PRESIDEN Ukraina Volodymyr Zelensky ingin Amerika Serikat "berdiri lebih tegas di pihak kami" setelah perdebatan panas dengan Presiden AS Donald Trump di Gedung Putih pada Jumat.
Setelah tiba di Inggris untuk menghadiri pertemuan para pemimpin Eropa, Zelensky mendesak AS untuk terus mendukung Ukraina meskipun terjadi "dialog yang sulit" antara kedua pihak.
Pernyataannya muncul setelah pertukaran kata-kata yang tegang di Oval Office, di mana Trump mengatakan kepada Zelensky untuk membuat kesepakatan dengan Rusia "atau kami akan keluar," sementara Wakil Presiden AS JD Vance menuduhnya tidak tahu berterima kasih.
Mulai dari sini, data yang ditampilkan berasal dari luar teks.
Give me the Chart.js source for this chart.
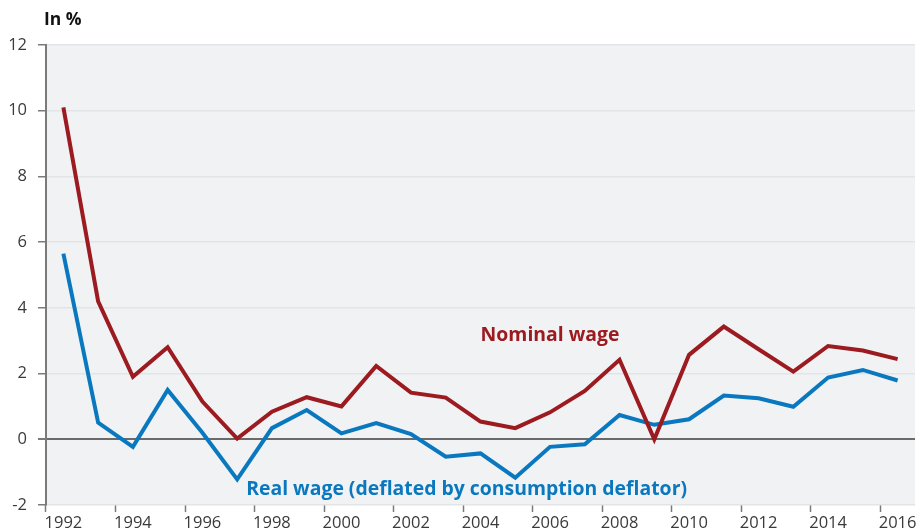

Pada Sabtu, Zelensky berterima kasih kepada Perdana Menteri Inggris Keir Starmer atas "pertemuan yang bermakna dan hangat" serta mengungkapkan kesepakatan pinjaman sebesar £2,26 miliar (US$2,8 miliar) untuk Kyiv telah disepakati.
"Dana ini akan diarahkan untuk produksi senjata di Ukraina.
"Saya berterima kasih kepada rakyat dan pemerintah Inggris atas dukungan luar biasa mereka sejak awal perang ini.
"Kami senang memiliki mitra strategis seperti mereka dan berbagi visi yang sama tentang masa depan yang aman bagi semua."
Sebelumnya, Zelensky mengunggah serangkaian 14 postingan di platform X, di mana ia kembali menegaskan jaminan keamanan dari AS harus menjadi bagian dari setiap kesepakatan damai yang "adil dan abadi" untuk mengakhiri perang dengan Rusia.
Ia mencatat Trump ingin mengakhiri perang, yang dimulai dengan invasi skala penuh Rusia ke Ukraina pada 24 Februari 2022, tetapi menambahkan tidak ada yang menginginkan perdamaian lebih dari Ukraina.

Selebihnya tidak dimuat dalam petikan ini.